With older learners, once the pattern of my lessons is clear, efficiency really sets in. We recorded this exchange, from the end of an error-correction exercise, during an upper-intermediate class in Boston last year:
Teacher: And, last one, number ten… Jose? Jose: It’s correct except for ‘had’… should be, ‘If I have time, I will help you.’ Teacher: Great! Thanks, everyone. Sounds like you’re getting good at these conditionals now. Hey, remind me, how many are there? Students: Three / four! Teacher: Well, including the Zero Conditional? Students: Four! Teacher: Awesome! And what should we do next, do you think? Students: Free Practice?

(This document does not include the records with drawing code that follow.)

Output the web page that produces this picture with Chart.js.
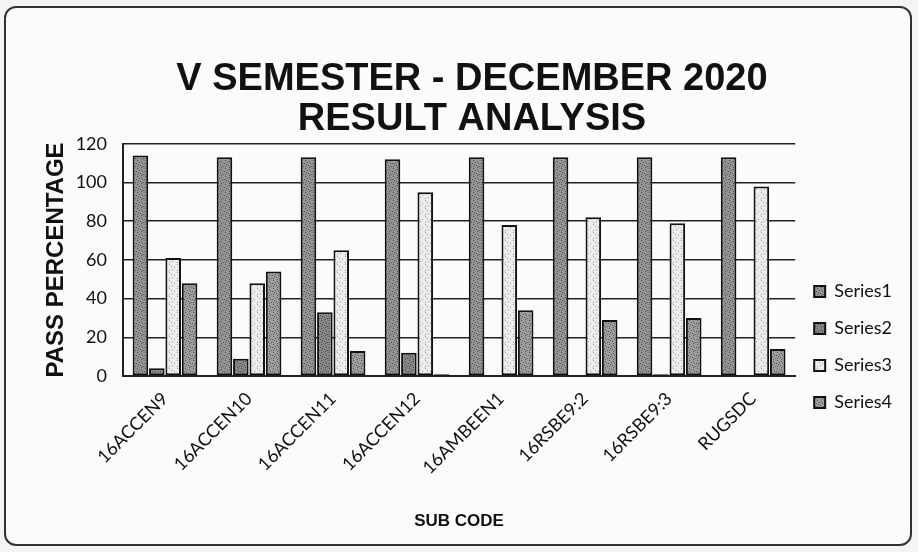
<!DOCTYPE html>
<html>
<head>
<meta charset="utf-8">
<script src="https://cdn.jsdelivr.net/npm/chart.js@4/dist/chart.umd.min.js"></script>
<style>
  html, body { margin: 0; padding: 0; background: #f4f4f2; }
  #frame {
    position: absolute; left: 4px; top: 6px; width: 908px; height: 540px;
    border: 2px solid #333; border-radius: 12px; background: #fbfbfa; box-sizing: border-box;
  }
  #wrap { position: absolute; left: 0; top: 0; width: 918px; height: 552px; }
</style>
</head>
<body>
<div id="frame"></div>
<div id="wrap"><canvas id="chart" width="918" height="552"></canvas></div>
<script>
const subCodes = ['16ACCEN9', '16ACCEN10', '16ACCEN11', '16ACCEN12', '16AMBEEN1', '16RSBE9:2', '16RSBE9:3', 'RUGSDC'];
const series1 = [114, 113, 113, 112, 113, 113, 113, 113];
const series2 = [4, 9, 33, 12, 0, 0, 1, 0];
const series3 = [61, 48, 65, 95, 78, 82, 79, 98];
const series4 = [48, 54, 13, 1, 34, 29, 30, 14];
const yTicks = [0, 20, 40, 60, 80, 100, 120];

const ctx = document.getElementById('chart').getContext('2d');

// speckled fill like the printed chart (fixed dot layout, 8x8 tile)
const dots = [[1,0],[5,1],[3,2],[0,3],[6,3],[2,4],[4,5],[7,6],[1,6],[5,7]];
function speckle(base, dot, every) {
    const c = document.createElement('canvas');
    c.width = 8; c.height = 8;
    const g = c.getContext('2d');
    g.fillStyle = base;
    g.fillRect(0, 0, 8, 8);
    g.fillStyle = dot;
    dots.forEach((d, i) => { if (i % every === 0) g.fillRect(d[0], d[1], 1, 1); });
    return ctx.createPattern(c, 'repeat');
}

function ds(label, data, fill) {
    return {
        label: label,
        data: data,
        backgroundColor: fill,
        borderColor: '#111',
        borderWidth: 2,
        borderSkipped: false,
        barPercentage: 0.95,
        categoryPercentage: 0.78
    };
}

const tickFont = "Lato, 'Open Sans', sans-serif";

new Chart(ctx, {
    type: 'bar',
    data: {
        labels: subCodes,
        datasets: [
            ds('Series1', series1, speckle('#959595', '#505050', 1)),
            ds('Series2', series2, speckle('#888888', '#444', 1)),
            ds('Series3', series3, speckle('#ececea', '#9a9a9a', 2)),
            ds('Series4', series4, speckle('#9e9e9e', '#555', 1))
        ]
    },
    options: {
        responsive: false,
        animation: false,
        layout: { padding: { left: 42, right: 16, top: 60, bottom: 16 } },
        plugins: {
            title: {
                display: true,
                text: ['V SEMESTER - DECEMBER 2020', 'RESULT ANALYSIS'],
                color: '#111',
                font: { family: 'Liberation Sans', size: 38, weight: 'bold', lineHeight: 1.05 },
                padding: { top: 0, bottom: 4 }
            },
            legend: {
                position: 'right',
                align: 'start',
                title: { display: true, text: ' ', padding: { top: 189, bottom: 0 } },
                labels: {
                    color: '#111',
                    font: { family: tickFont, size: 18 },
                    boxWidth: 11,
                    boxHeight: 11,
                    padding: 19
                }
            },
            tooltip: { enabled: false }
        },
        scales: {
            x: {
                grid: { display: false },
                border: { color: '#222', width: 2 },
                ticks: {
                    color: '#111',
                    font: { family: tickFont, size: 18 },
                    maxRotation: 45,
                    minRotation: 45,
                    padding: 4
                },
                title: {
                    display: true,
                    text: 'SUB CODE',
                    color: '#111',
                    font: { family: 'Liberation Sans', size: 17, weight: 'bold' },
                    padding: { top: 29 }
                }
            },
            y: {
                min: 0,
                max: 120,
                afterBuildTicks: axis => { axis.ticks = yTicks.map(v => ({ value: v })); },
                afterFit: axis => { axis.width = 81; },
                grid: { color: '#222', lineWidth: 1.5, drawTicks: false },
                border: { color: '#222', width: 2 },
                ticks: {
                    color: '#111',
                    font: { family: tickFont, size: 18 },
                    padding: 16
                },
                title: {
                    display: true,
                    text: 'PASS PERCENTAGE',
                    color: '#111',
                    font: { family: 'Liberation Sans', size: 24, weight: 'bold' },
                    padding: { top: 0, bottom: 0 }
                }
            }
        }
    }
});
</script>
</body>
</html>
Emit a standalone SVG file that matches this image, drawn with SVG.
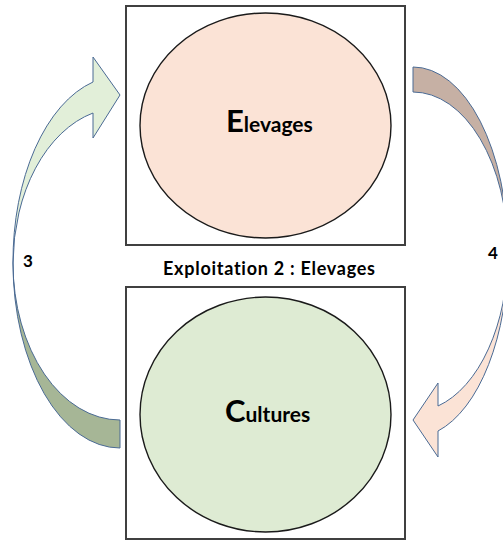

Teacher: You know it! (Gesturing) Pair up! Different pairs, this time. What’s a good question to start? (Open palm gesture, eliciting the question) Pascal: ‘If you are free tonight, what will you do?’ Teacher: I love it! (Big thumbs up) Off you go, gang. With very limited classroom instructions and a solid, repeated model, the students moved swiftly from one section of the class to the next, using the target language continuously, and in a mutually supportive, positive atmosphere.
I recommend that you consider which parts of your class work might be ‘automated’ or routinized in this way, to save time and effort, and to give your students a clear structure for their work.